* _TASK PROMPT_: Write the lines out again, from the top of the material to the line containing "right=0pt of n1b]", pictures excluded.

* _DATA PROVIDED_:
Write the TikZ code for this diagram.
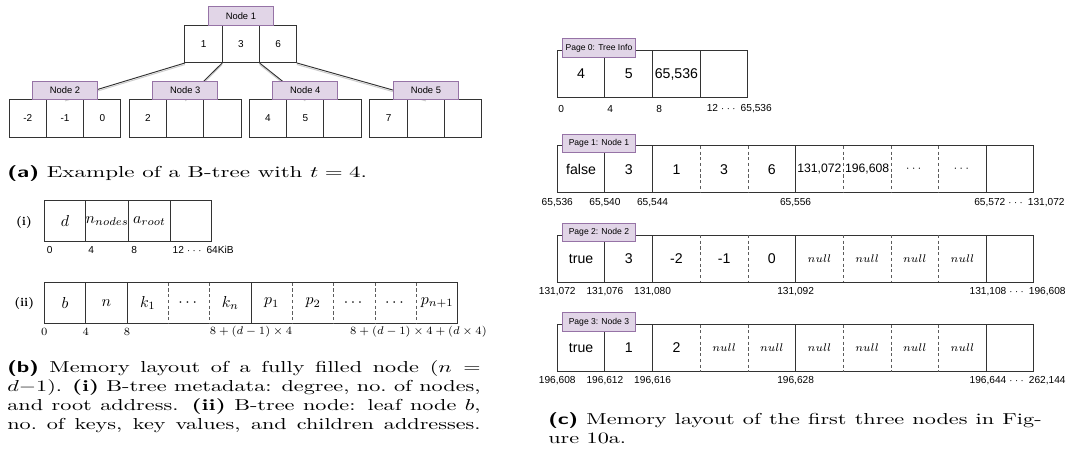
\documentclass[tikz,border=0pt]{standalone}
\usepackage{xcolor}
\usepackage{amsmath, amssymb}
\usepackage{graphicx}
\usepackage{fontspec}
\newfontfamily\arial{Liberation Sans}
\usepackage{tikz}
\usetikzlibrary{positioning}

\definecolor{lila}{HTML}{E1D5E7}
\definecolor{lilaborde}{HTML}{9673A6}
\definecolor{trazo}{HTML}{333333}

\tikzset{
  celdaA/.style={draw=trazo, line width=0.6pt, minimum width=23.5pt, minimum height=23.9pt, inner sep=0pt, outer sep=0pt, font=\arial\fontsize{6.3}{7}\selectfont},
  etiqueta/.style={draw=lilaborde, fill=lila, line width=0.6pt, minimum width=41pt, minimum height=11.5pt, inner sep=0pt, outer sep=0pt, font=\arial\fontsize{5.9}{7}\selectfont},
  etiquetaP/.style={etiqueta, minimum width=45.7pt, minimum height=11.6pt, font=\arial\fontsize{5.4}{6}\selectfont},
  celdaB/.style={draw=trazo, line width=0.6pt, minimum width=26.05pt, minimum height=25.5pt, inner sep=0pt, outer sep=0pt},
  celdaBv/.style={celdaB, draw=none},
  celdaC/.style={draw=trazo, line width=0.6pt, minimum width=30.03pt, minimum height=29.6pt, inner sep=0pt, outer sep=0pt, font=\arial\fontsize{8.9}{10}\selectfont},
  celdaCv/.style={celdaC, draw=none},
  celdaCp/.style={celdaCv, font=\arial\fontsize{7.7}{9}\selectfont},
  celdaCn/.style={celdaCv, font=\fontsize{7.2}{8}\selectfont},
  marco/.style={draw=trazo, line width=0.6pt},
  guion/.style={draw=trazo!80, line width=0.5pt, dash pattern=on 2pt off 1.6pt},
  marca/.style={inner sep=0pt, font=\arial\fontsize{6.4}{7}\selectfont},
  marcaM/.style={inner sep=0pt, font=\fontsize{7.2}{8}\selectfont},
  romano/.style={inner sep=0pt, font=\bfseries\fontsize{7.6}{8}\selectfont},
  leyenda/.style={inner sep=0pt, font=\normalsize},
  enlace/.style={draw=trazo, line width=0.6pt, preaction={draw=black!20, line width=0.6pt, transform canvas={yshift=-1pt}}},
}

\begin{document}
\begin{tikzpicture}[x=0.63pt, y=-0.63pt]
  \useasboundingbox (0,0) rectangle (1068,457);

  % (a) Nodo raiz
  \node[celdaA] (n1a) at (203.6,44) {1};
  \node[celdaA, right=0pt of n1a] (n1b) {3};
  \node[celdaA, right=0pt of n1b] (n1c) {6};

  % (a) Hijos
  \node[celdaA] (n2a) at (27.7,118.3) {-2};
  \node[celdaA, right=0pt of n2a] (n2b) {-1};
  \node[celdaA, right=0pt of n2b] (n2c) {0};
  \node[celdaA] (n3a) at (148,118.3) {2};
  \node[celdaA, right=0pt of n3a] (n3b) {};
  \node[celdaA, right=0pt of n3b] (n3c) {};
  \node[celdaA] (n4a) at (268,118.3) {4};
  \node[celdaA, right=0pt of n4a] (n4b) {5};
  \node[celdaA, right=0pt of n4b] (n4c) {};
  \node[celdaA] (n5a) at (388.6,118.3) {7};
  \node[celdaA, right=0pt of n5a] (n5b) {};
  \node[celdaA, right=0pt of n5b] (n5c) {};

  % (a) Conexiones
  \draw[enlace] (n1a.south west) -- (n2b.north);
  \draw[enlace] (n1b.south west) -- (n3b.north);
  \draw[enlace] (n1c.south west) -- (n4b.north);
  \draw[enlace] (n1c.south east) -- (n5b.north);

  % (a) Etiquetas
  \node[etiqueta, above=0pt of n1b] (e1) {Node 1};
  \node[etiqueta, above=0pt of n2b] (e2) {Node 2};
  \node[etiqueta, above=0pt of n3b] (e3) {Node 3};
  \node[etiqueta, above=0pt of n4b] (e4) {Node 4};
  \node[etiqueta, above=0pt of n5b] (e5) {Node 5};

  \node[leyenda, anchor=base west] (capA) at (7,177) {\scalebox{1.45}[1]{\textsf{\textbf{(a)}} Example of a B-tree with $t = 4$.}};

  % (b) Metadatos
  \node[romano] (li) at (24,222.3) {(i)};
  \node[celdaB] (ma) at (65,220.9) {$d$};
  \node[celdaB, right=0pt of ma] (mb) {$n_{nodes}$};
  \node[celdaB, right=0pt of mb] (mc) {$a_{root}$};
  \node[celdaB, right=0pt of mc] (md) {};
  \node[marca, anchor=west] (ta) at ([shift={(2.3,9)}]ma.south west) {0};
  \node[marca, anchor=west] (tb) at ([shift={(2.3,9)}]mb.south west) {4};
  \node[marca, anchor=west] (tc) at ([shift={(2.3,9)}]mc.south west) {8};
  \node[marca, anchor=west] (td) at ([shift={(2.3,9)}]md.south west) {12 $\cdots$ 64KiB};

  % (b) Nodo del arbol
  \node[romano] (lii) at (24.2,303.3) {(ii)};
  \node[celdaBv] (ba) at (65,303) {$b$};
  \node[celdaBv, right=0pt of ba] (bb) {$n$};
  \node[celdaBv, right=0pt of bb] (bc) {$k_1$};
  \node[celdaBv, right=0pt of bc] (bd) {$\cdots$};
  \node[celdaBv, right=0pt of bd] (be) {$k_n$};
  \node[celdaBv, right=0pt of be] (bf) {$p_1$};
  \node[celdaBv, right=0pt of bf] (bg) {$p_2$};
  \node[celdaBv, right=0pt of bg] (bh) {$\cdots$};
  \node[celdaBv, right=0pt of bh] (bi) {$\cdots$};
  \node[celdaBv, right=0pt of bi] (bj) {$p_{n+1}$};
  \draw[marco] (ba.north west) rectangle (bj.south east);
  \foreach \c in {b,c,f} \draw[marco] (b\c.north west) -- (b\c.south west);
  \foreach \c in {d,e,g,h,i,j} \draw[guion] (b\c.north west) -- (b\c.south west);
  \node[marcaM] (ua) at ([shift={(0,8.6)}]ba.south west) {$0$};
  \node[marcaM] (ub) at ([shift={(0,8.6)}]bb.south west) {$4$};
  \node[marcaM] (uc) at ([shift={(0,8.6)}]bc.south west) {$8$};
  \node[marcaM] (ud) at ([shift={(0,8.6)}]bf.south west) {$8+(d-1)\times 4$};
  \node[marcaM] (ue) at ([shift={(2,8.6)}]bj.south west) {$8+(d-1)\times 4+(d\times 4)$};

  \node[leyenda, anchor=north west] (capB) at (7,360) {\scalebox{1.4}[1]{\parbox[t]{213pt}{\parfillskip=0pt
    \textsf{\textbf{(b)}} Memory layout of a fully filled node ($n =$\linebreak$d{-}1$). \textbf{(i)} B-tree metadata: degree, no.\ of nodes,\linebreak
    and root address. \textbf{(ii)} B-tree node: leaf node~$b$,\linebreak
    no.\ of keys, key values, and children addresses.}}};

  % (c) Pagina 0
  \node[celdaC] (p0a) at (581.1,74) {4};
  \node[celdaC, right=0pt of p0a] (p0b) {5};
  \node[celdaC, right=0pt of p0b] (p0c) {65,536};
  \node[celdaC, right=0pt of p0c] (p0d) {};
  \node[marca, anchor=west] (q0a) at (558,108.5) {0};
  \node[marca, anchor=west] (q0b) at (607,108.5) {4};
  \node[marca, anchor=west] (q0c) at (656,108.5) {8};
  \node[marca, anchor=west] (q0d) at (706.5,108.5) {12 $\cdots$ 65,536};

  % (c) Pagina 1
  \node[celdaCv] (p1a) at (581.1,169.3) {false};
  \node[celdaCv, right=0pt of p1a] (p1b) {3};
  \node[celdaCv, right=0pt of p1b] (p1c) {1};
  \node[celdaCv, right=0pt of p1c] (p1d) {3};
  \node[celdaCv, right=0pt of p1d] (p1e) {6};
  \node[celdaCp, right=0pt of p1e] (p1f) {131,072};
  \node[celdaCp, right=0pt of p1f] (p1g) {196,608};
  \node[celdaCn, right=0pt of p1g] (p1h) {$\cdots$};
  \node[celdaCn, right=0pt of p1h] (p1i) {$\cdots$};
  \node[celdaCv, right=0pt of p1i] (p1j) {};

  % (c) Pagina 2
  \node[celdaCv] (p2a) at (581.1,258.5) {true};
  \node[celdaCv, right=0pt of p2a] (p2b) {3};
  \node[celdaCv, right=0pt of p2b] (p2c) {-2};
  \node[celdaCv, right=0pt of p2c] (p2d) {-1};
  \node[celdaCv, right=0pt of p2d] (p2e) {0};
  \node[celdaCn, right=0pt of p2e] (p2f) {$null$};
  \node[celdaCn, right=0pt of p2f] (p2g) {$null$};
  \node[celdaCn, right=0pt of p2g] (p2h) {$null$};
  \node[celdaCn, right=0pt of p2h] (p2i) {$null$};
  \node[celdaCv, right=0pt of p2i] (p2j) {};

  % (c) Pagina 3
  \node[celdaCv] (p3a) at (581.1,348) {true};
  \node[celdaCv, right=0pt of p3a] (p3b) {1};
  \node[celdaCv, right=0pt of p3b] (p3c) {2};
  \node[celdaCn, right=0pt of p3c] (p3d) {$null$};
  \node[celdaCn, right=0pt of p3d] (p3e) {$null$};
  \node[celdaCn, right=0pt of p3e] (p3f) {$null$};
  \node[celdaCn, right=0pt of p3f] (p3g) {$null$};
  \node[celdaCn, right=0pt of p3g] (p3h) {$null$};
  \node[celdaCn, right=0pt of p3h] (p3i) {$null$};
  \node[celdaCv, right=0pt of p3i] (p3j) {};

  % (c) Bordes de las paginas 1-3
  \foreach \f in {1,2,3}{
    \draw[marco] (p\f a.north west) rectangle (p\f j.south east);
    \foreach \c in {b,c,f,j} \draw[marco] (p\f\c.north west) -- (p\f\c.south west);
    \foreach \c in {d,e,g,h,i} \draw[guion] (p\f\c.north west) -- (p\f\c.south west);
  }

  % (c) Direcciones
  \node[marca] (q1a) at ([shift={(0,9.8)}]p1a.south west) {65,536};
  \node[marca] (q1b) at ([shift={(0,9.8)}]p1b.south west) {65,540};
  \node[marca] (q1c) at ([shift={(0,9.8)}]p1c.south west) {65,544};
  \node[marca] (q1d) at ([shift={(0,9.8)}]p1f.south west) {65,556};
  \node[marca, anchor=east] (q1e) at ([shift={(31,9.8)}]p1j.south east) {65,572 $\cdots$ 131,072};
  \node[marca] (q2a) at ([shift={(0,9.5)}]p2a.south west) {131,072};
  \node[marca] (q2b) at ([shift={(0,9.5)}]p2b.south west) {131,076};
  \node[marca] (q2c) at ([shift={(0,9.5)}]p2c.south west) {131,080};
  \node[marca] (q2d) at ([shift={(0,9.5)}]p2f.south west) {131,092};
  \node[marca, anchor=east] (q2e) at ([shift={(32,9.5)}]p2j.south east) {131,108 $\cdots$ 196,608};
  \node[marca] (q3a) at ([shift={(0,9.5)}]p3a.south west) {196,608};
  \node[marca] (q3b) at ([shift={(0,9.5)}]p3b.south west) {196,612};
  \node[marca] (q3c) at ([shift={(0,9.5)}]p3c.south west) {196,616};
  \node[marca] (q3d) at ([shift={(0,9.5)}]p3f.south west) {196,628};
  \node[marca, anchor=east] (q3e) at ([shift={(32,9.5)}]p3j.south east) {196,644 $\cdots$ 262,144};

  % (c) Etiquetas
  \node[etiquetaP, anchor=west] (f0) at ([shift={(5.4,-2.5)}]p0a.north west) {Page 0: Tree Info};
  \node[etiquetaP, anchor=west] (f1) at ([shift={(5.4,-2.5)}]p1a.north west) {Page 1: Node 1};
  \node[etiquetaP, anchor=west] (f2) at ([shift={(5.4,-2.5)}]p2a.north west) {Page 2: Node 2};
  \node[etiquetaP, anchor=west] (f3) at ([shift={(5.4,-2.5)}]p3a.north west) {Page 3: Node 3};

  \node[leyenda, anchor=north west] (capC) at (548,412) {\scalebox{1.4}[1]{\parbox[t]{222pt}{\textsf{\textbf{(c)}} Memory layout of the first three nodes in Fig-\linebreak ure 10a.}}};
\end{tikzpicture}
\end{document}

* _REPLY_:
Write the TikZ code for this diagram.
\documentclass[tikz,border=0pt]{standalone}
\usepackage{xcolor}
\usepackage{amsmath, amssymb}
\usepackage{graphicx}
\usepackage{fontspec}
\newfontfamily\arial{Liberation Sans}
\usepackage{tikz}
\usetikzlibrary{positioning}

\definecolor{lila}{HTML}{E1D5E7}
\definecolor{lilaborde}{HTML}{9673A6}
\definecolor{trazo}{HTML}{333333}

\tikzset{
  celdaA/.style={draw=trazo, line width=0.6pt, minimum width=23.5pt, minimum height=23.9pt, inner sep=0pt, outer sep=0pt, font=\arial\fontsize{6.3}{7}\selectfont},
  etiqueta/.style={draw=lilaborde, fill=lila, line width=0.6pt, minimum width=41pt, minimum height=11.5pt, inner sep=0pt, outer sep=0pt, font=\arial\fontsize{5.9}{7}\selectfont},
  etiquetaP/.style={etiqueta, minimum width=45.7pt, minimum height=11.6pt, font=\arial\fontsize{5.4}{6}\selectfont},
  celdaB/.style={draw=trazo, line width=0.6pt, minimum width=26.05pt, minimum height=25.5pt, inner sep=0pt, outer sep=0pt},
  celdaBv/.style={celdaB, draw=none},
  celdaC/.style={draw=trazo, line width=0.6pt, minimum width=30.03pt, minimum height=29.6pt, inner sep=0pt, outer sep=0pt, font=\arial\fontsize{8.9}{10}\selectfont},
  celdaCv/.style={celdaC, draw=none},
  celdaCp/.style={celdaCv, font=\arial\fontsize{7.7}{9}\selectfont},
  celdaCn/.style={celdaCv, font=\fontsize{7.2}{8}\selectfont},
  marco/.style={draw=trazo, line width=0.6pt},
  guion/.style={draw=trazo!80, line width=0.5pt, dash pattern=on 2pt off 1.6pt},
  marca/.style={inner sep=0pt, font=\arial\fontsize{6.4}{7}\selectfont},
  marcaM/.style={inner sep=0pt, font=\fontsize{7.2}{8}\selectfont},
  romano/.style={inner sep=0pt, font=\bfseries\fontsize{7.6}{8}\selectfont},
  leyenda/.style={inner sep=0pt, font=\normalsize},
  enlace/.style={draw=trazo, line width=0.6pt, preaction={draw=black!20, line width=0.6pt, transform canvas={yshift=-1pt}}},
}

\begin{document}
\begin{tikzpicture}[x=0.63pt, y=-0.63pt]
  \useasboundingbox (0,0) rectangle (1068,457);

  % (a) Nodo raiz
  \node[celdaA] (n1a) at (203.6,44) {1};
  \node[celdaA, right=0pt of n1a] (n1b) {3};
  \node[celdaA, right=0pt of n1b] (n1c) {6};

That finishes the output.